O Jardim América é bom, mas os bairros de topografia complexa desenvolvidos pela Cia. City pelas mãos mais que competentes de Barry Parker são geniais.

Difícil imaginar uma coisa mais preciosa do que a Horta das Corujas, ou a sucessão de pequenas praças e jardins em qualquer percurso no Jardim América, Vila Madalena, Sumarezinho, Pacaembu e Pinheiros.
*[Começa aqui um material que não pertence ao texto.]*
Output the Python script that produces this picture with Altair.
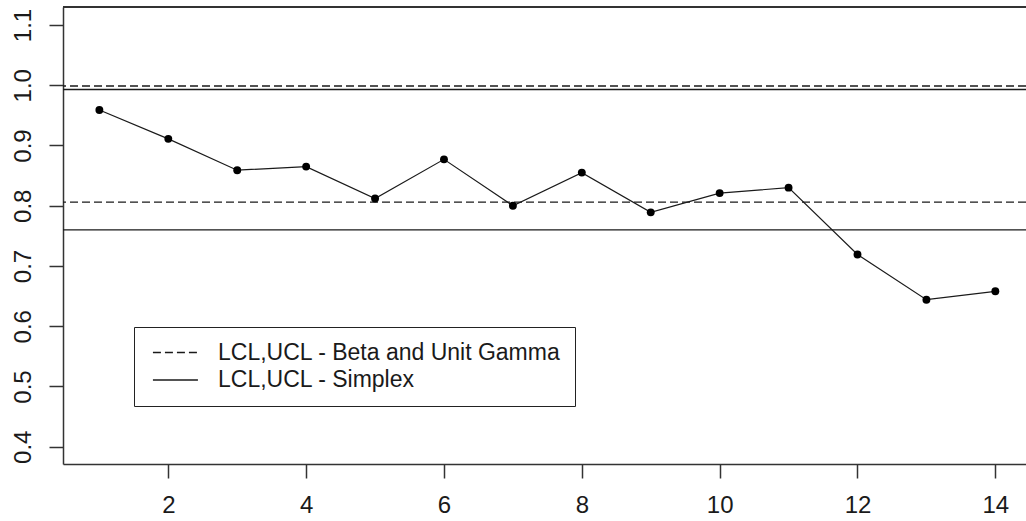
import altair as alt
import pandas as pd

# Observed statistic per sample
samples = list(range(1, 15))
values = [0.959, 0.911, 0.859, 0.865, 0.812, 0.877, 0.800,
          0.855, 0.789, 0.821, 0.830, 0.719, 0.644, 0.658]

# Control limits (LCL, UCL) for each model
limit_series = ["LCL,UCL - Beta and Unit Gamma", "LCL,UCL - Beta and Unit Gamma",
                "LCL,UCL - Simplex", "LCL,UCL - Simplex"]
limit_values = [0.806, 0.9987, 0.760, 0.993]

x_ticks = [2, 4, 6, 8, 10, 12, 14]
y_ticks = [0.4, 0.5, 0.6, 0.7, 0.8, 0.9, 1.0, 1.1]

obs = pd.DataFrame({"sample": samples, "value": values})
limits = pd.DataFrame({"series": limit_series, "limit": limit_values})

FONT = "Liberation Sans"
INK = "#1a1a1a"
W, H = 963, 457

x_scale = alt.Scale(domain=[0.472, 14.445], nice=False, zero=False)
y_scale = alt.Scale(domain=[0.3713, 1.1299], nice=False, zero=False)

x_axis = alt.Axis(values=x_ticks, title=None, grid=False, tickSize=14,
                  format="d", labelPadding=15, labelFontSize=24, labelFont=FONT,
                  labelColor=INK, domainColor="#333", tickColor="#333",
                  domainWidth=1.5, tickWidth=1.5, labelFlush=False)
y_axis = alt.Axis(values=y_ticks, title=None, grid=False, tickSize=14,
                  format=".1f", labelAngle=270, labelAlign="center",
                  labelBaseline="alphabetic", labelPadding=19,
                  labelFontSize=24, labelFont=FONT, labelColor=INK,
                  domainColor="#333", tickColor="#333",
                  domainWidth=1.5, tickWidth=1.5, labelFlush=False)

# legend key: a 45px horizontal stroke
key_path = "M-1.46,0H8.54"

limit_rules = alt.Chart(limits).mark_rule(color=INK, strokeWidth=1.4).encode(
    y=alt.Y("limit:Q", scale=y_scale, axis=y_axis),
    strokeDash=alt.StrokeDash(
        "series:N",
        scale=alt.Scale(domain=["LCL,UCL - Beta and Unit Gamma", "LCL,UCL - Simplex"],
                        range=[[8, 4], [1, 0]]),
        legend=alt.Legend(title=None, orient="none", legendX=71, legendY=320,
                          symbolType=key_path, symbolSize=81,
                          symbolStrokeWidth=1.3, symbolStrokeColor=INK,
                          labelFont=FONT, labelFontSize=23, labelColor=INK,
                          labelLimit=0, labelOffset=47, rowPadding=3.5, padding=14,
                          strokeColor="#222"),
    ),
)

trend = alt.Chart(obs).mark_line(color=INK, strokeWidth=1.2).encode(
    x=alt.X("sample:Q", scale=x_scale, axis=x_axis),
    y=alt.Y("value:Q", scale=y_scale),
)

dots = alt.Chart(obs).mark_point(filled=True, color="black", size=62, opacity=1).encode(
    x=alt.X("sample:Q", scale=x_scale),
    y=alt.Y("value:Q", scale=y_scale),
)

# top edge of the plotting frame
frame_top = alt.Chart(obs).mark_rule(color="#333", strokeWidth=1.5).encode(
    x=alt.value(0), x2=alt.value(W), y=alt.value(0)
)

chart = (
    alt.layer(limit_rules, trend, dots, frame_top)
    .properties(width=W, height=H, autosize="none",
                padding={"left": 63, "top": 7, "right": 0, "bottom": 57},
                background="white")
    .configure_view(stroke=None)
)

chart.save("out.html", embed_options={"renderer": "svg", "actions": False})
Num momento você está numa avenida absolutamente horrenda, entupida de carros e ônibus, insuportavelmente barulhenta para, um quarteirão depois, se ver imerso num percurso de baixa velocidade, poucos cruzamentos e muito, muito verde espalhado.

Depois de alguns dias indo e vindo, você tem uma espécie de epifania: um percurso pontuado por uma sucessão de cantinhos verdes parece muito (muito) melhor do que um grid cheio de cruzamentos, e com uma praça de maior porte num determinado ponto do bairro.

Essa constatação, confesso, vai contra a minha intuição e contra boa parte da bibliografia “moderna”, mas eu estava lá e, depois de ir e vir um tanto de vezes ao longo de 3 dias, não havia dúvidas: as “cidades-jardim” de Barry Parker são melhores, mesmo 100 anos depois, mesmo com o volume de carros e ônibus de São Paulo.

Se as avenidas pioraram e se tornaram mais terríveis a cada ano, os interiores dos bairros mantiveram-se genialmente agradáveis, e com um trânsito seguro.

A conclusão é ainda mais interessante quando consideramos que, ao contrário do Jardim América, os demais bairros vem assistindo casas sendo substituídas por prédios, comércio e serviços chegando em vários pontos, e ainda assim a essência permanece, muito pela impossibilidade que o traçado orgânico impõe à criação de corredores rápidos (e essa é apenas umas inúmeras razões pela qual urbanismo é coisa de Urbanista, e não da engenharia de tráfego).

Fazer o que o Lúcio Costa fez é fácil; difícil mesmo é fazer como Barry Parker, cujo desenho urbano em terrenos complexos continua funcionando tão bem, esbanjando qualidade ambiental e urbana, despertando surpresa e emoção 100 anos depois.